Monday, February 16, 2009

Impermanence

If we are not empty, we become a block of matter. We cannot breathe, we cannot think. To be empty means to be alive, to breathe in and to breathe out. We cannot be alive if we are not empty. Emptiness is impermanence, it is change. We should not complain about impermanence, because without impermanence, nothing is possible.
-- Thich Nhat Hanh


The Buddha's Five Remembrances

I am of the nature to grow old. There is no way to escape growing old.

I am of the nature to have ill health. There is no way to escape ill health.

I am of the nature to die. There is no way to escape death.

All that is dear to me and everyone I love are of the nature to change. There is no way to escape being separated from them.

My actions are my only true belongings. I cannot escape the consequences of my actions. My actions are the ground upon which I stand.
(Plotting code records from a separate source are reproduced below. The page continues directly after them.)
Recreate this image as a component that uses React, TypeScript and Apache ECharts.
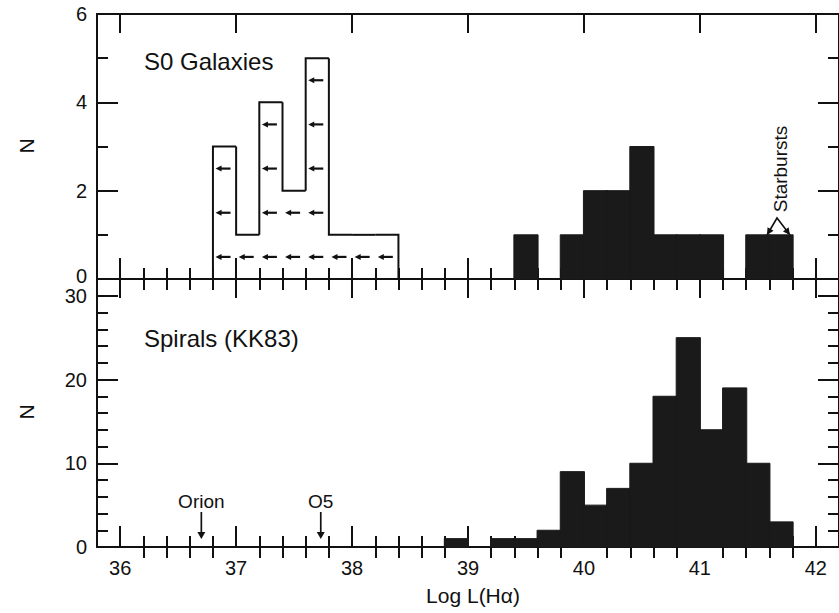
import React, { useEffect, useRef } from "react";
import * as echarts from "echarts";

const BIN = 0.2;
const X_MIN = 35.8;
const X_MAX = 42.2;
const xTickLabels = [36, 37, 38, 39, 40, 41, 42];
const topYTicks = [0, 2, 4, 6];
const bottomYTicks = [0, 10, 20, 30];

// S0 galaxies: upper limits (open histogram with arrows), 0.2-dex bins from 36.8
const s0LimitStart = 36.8;
const s0LimitCounts = [3, 1, 4, 2, 5, 1, 1, 1];
// S0 galaxies: detections (filled)
const s0DetStarts = [39.4, 39.8, 40.0, 40.2, 40.4, 40.6, 40.8, 41.0, 41.4, 41.6];
const s0DetCounts = [1, 1, 2, 2, 3, 1, 1, 1, 1, 1];
// Spirals (KK83)
const spiralStarts = [38.8, 39.2, 39.4, 39.6, 39.8, 40.0, 40.2, 40.4, 40.6, 40.8, 41.0, 41.2, 41.4, 41.6];
const spiralCounts = [1, 1, 1, 2, 9, 5, 7, 10, 18, 25, 14, 19, 10, 3];
// reference markers in the lower panel
const markerNames = ["Orion", "O5"];
const markerX = [36.7, 37.73];

const FONT = "'Liberation Sans', Arial, Helvetica, sans-serif";
const INK = "#111";
const BAR = "#1a1a1a";

const xMinor: number[] = [];
for (let i = 1; i < 32; i++) {
  const v = Math.round((X_MIN + i * BIN) * 10) / 10;
  if (!Number.isInteger(v)) xMinor.push(v);
}
const topYMinor = [1, 3, 5];
const bottomYMinor: number[] = [];
for (let v = 2; v < 32; v += 2) if (v % 10 !== 0) bottomYMinor.push(v);

const lineStyle = { color: INK, width: 2 };

function xAxes(grid: number, showLabels: boolean) {
  const common = { type: "value", gridIndex: grid, min: X_MIN, max: X_MAX, splitLine: { show: false } };
  const major = (position: string) => ({
    ...common,
    position,
    axisLine: { show: true, onZero: false, lineStyle },
    axisTick: { show: true, inside: true, length: position === "top" ? 19 : 21, customValues: xTickLabels, lineStyle },
    axisLabel: {
      show: showLabels && position === "bottom",
      customValues: xTickLabels,
      color: INK,
      fontSize: 20,
      fontFamily: FONT,
      margin: 11,
    },
  });
  const minor = (position: string) => ({
    ...common,
    position,
    axisLine: { show: false },
    axisTick: { show: true, inside: true, length: 11, customValues: xMinor, lineStyle },
    axisLabel: { show: false },
  });
  return [major("bottom"), minor("bottom"), major("top"), minor("top")];
}

function yAxes(grid: number, max: number, ticks: number[], labels: number[], minorTicks: number[]) {
  const common = { type: "value", gridIndex: grid, min: 0, max, splitLine: { show: false } };
  const major = (position: string) => ({
    ...common,
    position,
    axisLine: { show: true, onZero: false, lineStyle },
    axisTick: { show: true, inside: true, length: 21, customValues: ticks, lineStyle },
    axisLabel: {
      show: position === "left",
      customValues: labels,
      color: INK,
      fontSize: 20,
      fontFamily: FONT,
      margin: 10,
    },
  });
  const minor = (position: string) => ({
    ...common,
    position,
    axisLine: { show: false },
    axisTick: { show: true, inside: true, length: 11, customValues: minorTicks, lineStyle },
    axisLabel: { show: false },
  });
  return [major("left"), minor("left"), major("right"), minor("right")];
}

function barSeries(xi: number, yi: number, starts: number[], counts: number[]) {
  return {
    type: "custom",
    xAxisIndex: xi,
    yAxisIndex: yi,
    z: 1,
    data: starts.map((s, i) => [s, counts[i]]),
    encode: { x: 0, y: 1 },
    renderItem: (_p: any, api: any) => {
      const x0 = api.value(0);
      const h = api.value(1);
      const a = api.coord([x0, 0]);
      const b = api.coord([x0 + BIN, h]);
      return {
        type: "rect",
        shape: { x: a[0] - 0.5, y: b[1], width: b[0] - a[0] + 1, height: a[1] - b[1] },
        style: { fill: BAR, stroke: BAR, lineWidth: 1 },
      };
    },
  };
}

function outlineSeries() {
  const data = s0LimitCounts.map((h, i) => [
    Math.round((s0LimitStart + i * BIN) * 10) / 10,
    h,
    i === 0 ? 0 : s0LimitCounts[i - 1],
    i === s0LimitCounts.length - 1 ? 1 : 0,
  ]);
  return {
    type: "custom",
    xAxisIndex: 0,
    yAxisIndex: 0,
    data,
    encode: { x: 0, y: 1 },
    renderItem: (_p: any, api: any) => {
      const x0 = api.value(0);
      const h = api.value(1);
      const prev = api.value(2);
      const last = api.value(3);
      const pts = [api.coord([x0, prev]), api.coord([x0, h]), api.coord([x0 + BIN, h])];
      if (last) pts.push(api.coord([x0 + BIN, 0]));
      return { type: "polyline", shape: { points: pts }, style: { stroke: INK, lineWidth: 2, fill: "none" } };
    },
  };
}

function limitArrowSeries() {
  const data: number[][] = [];
  s0LimitCounts.forEach((h, i) => {
    const c = s0LimitStart + i * BIN + BIN / 2;
    for (let k = 0; k < h; k++) data.push([c, k + 0.5]);
  });
  return {
    type: "custom",
    xAxisIndex: 0,
    yAxisIndex: 0,
    data,
    encode: { x: 0, y: 1 },
    renderItem: (_p: any, api: any) => {
      const p = api.coord([api.value(0), api.value(1)]);
      const cx = p[0] - 1;
      const cy = p[1];
      return {
        type: "group",
        children: [
          { type: "line", shape: { x1: cx - 3, y1: cy, x2: cx + 7, y2: cy }, style: { stroke: INK, lineWidth: 2.2 } },
          {
            type: "polygon",
            shape: { points: [[cx - 8, cy], [cx - 2, cy - 3], [cx - 2, cy + 3]] },
            style: { fill: INK },
          },
        ],
      };
    },
  };
}

function markerSeries() {
  return {
    type: "custom",
    xAxisIndex: 4,
    yAxisIndex: 4,
    data: markerX.map((x, i) => [x, 0, i]),
    encode: { x: 0, y: 1 },
    renderItem: (_p: any, api: any) => {
      const p = api.coord([api.value(0), 0]);
      const x = p[0];
      const base = p[1];
      const name = markerNames[api.value(2)];
      return {
        type: "group",
        children: [
          {
            type: "text",
            style: {
              x,
              y: base - 46,
              text: name,
              fill: INK,
              font: `19px ${FONT}`,
              align: "center",
              verticalAlign: "middle",
            },
          },
          { type: "line", shape: { x1: x, y1: base - 35, x2: x, y2: base - 13 }, style: { stroke: INK, lineWidth: 1.7 } },
          {
            type: "polygon",
            shape: { points: [[x - 4, base - 15], [x + 4, base - 15], [x, base - 8]] },
            style: { fill: INK },
          },
        ],
      };
    },
  };
}

function headPts(tx: number, ty: number, fx: number, fy: number, len = 7, hw = 3.5) {
  const dx = tx - fx;
  const dy = ty - fy;
  const d = Math.hypot(dx, dy);
  const ux = dx / d;
  const uy = dy / d;
  const bx = tx - ux * len;
  const by = ty - uy * len;
  return [[tx, ty], [bx - uy * hw, by + ux * hw], [bx + uy * hw, by - ux * hw]];
}

export default function App() {
  const ref = useRef<HTMLDivElement>(null);
  useEffect(() => {
    if (!ref.current) return;
    const chart = echarts.init(ref.current, undefined, { renderer: "svg" });
    const vx = 777, vy = 218;
    const lx = 767, ly = 235;
    const rx = 790, ry = 235;
    chart.setOption({
      animation: false,
      backgroundColor: "#fff",
      grid: [
        { left: 97, top: 14, width: 752, height: 265 },
        { left: 97, top: 279, width: 752, height: 268 },
      ],
      xAxis: [...xAxes(0, false), ...xAxes(1, true)],
      yAxis: [
        ...yAxes(0, 6, topYTicks, topYTicks.filter((v) => v !== 0), topYMinor),
        ...yAxes(1, 32, bottomYTicks, bottomYTicks, bottomYMinor),
      ],
      series: [
        barSeries(0, 0, s0DetStarts, s0DetCounts),
        outlineSeries(),
        limitArrowSeries(),
        barSeries(4, 4, spiralStarts, spiralCounts),
        markerSeries(),
      ],
      graphic: [
        {
          type: "text",
          x: 87,
          y: 286,
          style: { text: String(topYTicks[0]), fill: INK, font: `20px ${FONT}`, align: "right", verticalAlign: "bottom" },
        },
        {
          type: "text",
          x: 144,
          y: 61,
          style: { text: "S0 Galaxies", fill: INK, font: `24px ${FONT}`, verticalAlign: "middle" },
        },
        {
          type: "text",
          x: 144,
          y: 338,
          style: { text: "Spirals (KK83)", fill: INK, font: `24px ${FONT}`, verticalAlign: "middle" },
        },
        {
          type: "text",
          x: 26,
          y: 146,
          rotation: Math.PI / 2,
          style: { text: "N", fill: INK, font: `21px ${FONT}`, align: "center", verticalAlign: "middle" },
        },
        {
          type: "text",
          x: 26,
          y: 412,
          rotation: Math.PI / 2,
          style: { text: "N", fill: INK, font: `21px ${FONT}`, align: "center", verticalAlign: "middle" },
        },
        {
          type: "text",
          x: 473,
          y: 595,
          style: { text: "Log L(Hα)", fill: INK, font: `21px ${FONT}`, align: "center", verticalAlign: "middle" },
        },
        {
          type: "text",
          x: 780,
          y: 169,
          rotation: Math.PI / 2,
          style: { text: "Starbursts", fill: INK, font: `19px ${FONT}`, align: "center", verticalAlign: "middle" },
        },
        { type: "polyline", shape: { points: [[lx, ly], [vx, vy], [rx, ry]] }, style: { stroke: INK, lineWidth: 1.6, fill: "none" } },
        { type: "polygon", shape: { points: headPts(lx, ly, vx, vy) }, style: { fill: INK } },
        { type: "polygon", shape: { points: headPts(rx, ry, vx, vy) }, style: { fill: INK } },
      ],
    });
    return () => chart.dispose();
  }, []);
  return (
    <div
      ref={ref}
      style={{ position: "absolute", left: 0, top: 0, width: 839, height: 613, background: "#fff" }}
    />
  );
}
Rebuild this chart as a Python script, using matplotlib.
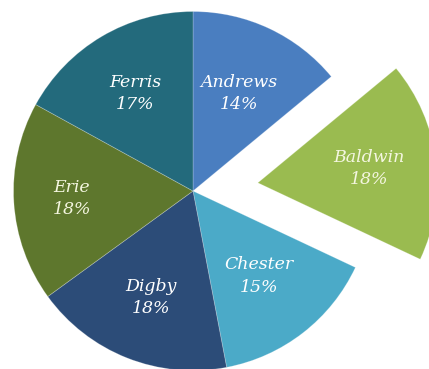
import matplotlib
matplotlib.use("Agg")
import matplotlib.pyplot as plt
import numpy as np

# Share of the total by company
names = ["Andrews", "Baldwin", "Chester", "Digby", "Erie", "Ferris"]
shares = [14, 18, 15, 18, 18, 17]
colors = ["#4A7EC0", "#9ABB50", "#4BAAC8", "#2C4C78", "#5E772D", "#236A7C"]
text_colors = ["white", "#F4F6E0", "white", "white", "#F4F6E0", "white"]
explode = [0, 0.364, 0, 0, 0, 0]
label_radius = [0.6, 0.625, 0.6, 0.64, 0.675, 0.63]

R = 179.5  # pie radius in pixels
fig = plt.figure(figsize=(4.29, 3.69), dpi=100)
ax = fig.add_axes([0, 0, 1, 1])

wedges, texts = ax.pie(
    shares,
    colors=colors,
    explode=explode,
    startangle=90,
    counterclock=False,
    radius=1.0,
    wedgeprops=dict(linewidth=0.6, edgecolor=(1, 1, 1, 0.25)),
)

for w, name, val, r, tc in zip(wedges, names, shares, label_radius, text_colors):
    mid = np.deg2rad((w.theta1 + w.theta2) / 2)
    cx, cy = w.center
    ax.text(cx + r * np.cos(mid), cy + r * np.sin(mid), f"{name}\n{val}%",
            ha="center", va="center", color=tc, fontsize=12.5,
            family="DejaVu Serif", style="italic", linespacing=1.4)

ax.set_xlim(-193 / R, (429 - 193) / R)
ax.set_ylim(-(369 - 191) / R, 191 / R)
ax.set_aspect("auto")
ax.axis("off")

fig.savefig("out.png", dpi=100)
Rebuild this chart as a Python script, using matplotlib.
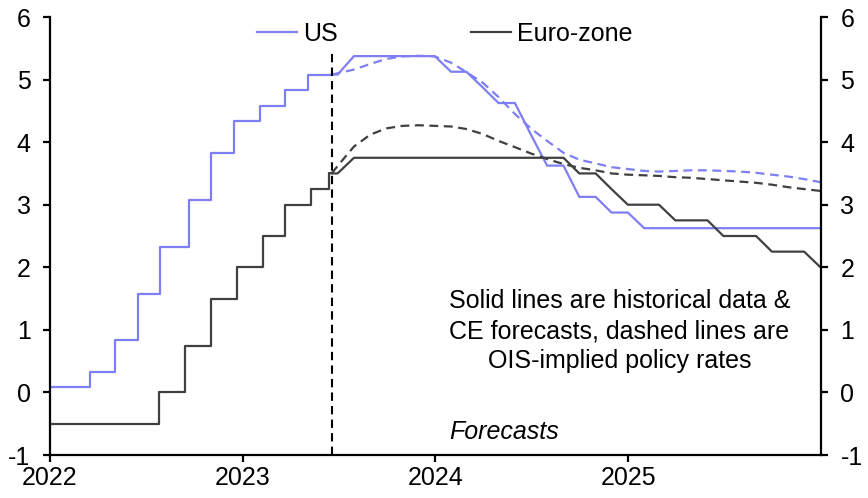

Oddly enough, watching Planet Earth makes me think about impermanence. The life that animals live on this earth can be brutal, and yet they seem peaceful. For us humans, living so close to death is terrifying. We spend our lives trying to deny change, illness and death. For many animals, brushes with death are a daily occurrence and yet they seem to accept them in a way we have not. Perhaps in distancing ourselves from death, we have done the human race a disservice. I'm not sure. It is difficult to judge without being able to get inside an animal's head somehow.

Talking with a friend recently about the death of someone she knew, I thought of the five remembrances (above). We spend much of our time putting these five things out of our mind. This is the root of all of our grief, the realization that our illusion of permanence is just that, an illusion, a mere fairy tale. I will probably spend the rest of my life trying to come to terms with these five things. This is heavy stuff. You can't just snap your fingers and be OK with it.

Shortly after my long-term relationship ended last fall, I took a workshop with Laura Tyree at the Ojai Yoga Crib. The theme of last year's Crib was the Queen of Hearts "GROW". How appropriate for me. The Crib is always appropriate, always exactly what I need. The universe is an amazing place.

Laura asked me two questions about my break-up: (1) What good has come of it, what have I learned from it? It has deepened my practice, and (2) What do I fear? Loneliness. Then she said, "When you feel that loneliness, turn into it. It is a divine loneliness. We are all seeking God."

Hmmm... I take "God" in a non-denominational way here to mean universality, the interconnectedness of all beings in this universe. And indeed, perhaps this is what we are all seeking. I have been thinking about Laura's words a lot, about how if you sink into the loneliness and stay present in it, you might find what it is that connects all of us. You might find the essence of what it means to be truly alive.

As I am making my way towards the other side of grief, it occurs to me that Thich Nhat Hanh is right (as usual), in his gently humorous way. I love this line: "We should not complain about impermanence, because without impermanence, nothing is possible." Without old age, illness, death, loss and change, nothing is possible. I am trying to sit with this knowledge, over and over. I am considering seeking out the loneliness and dancing with it, just to see what happens.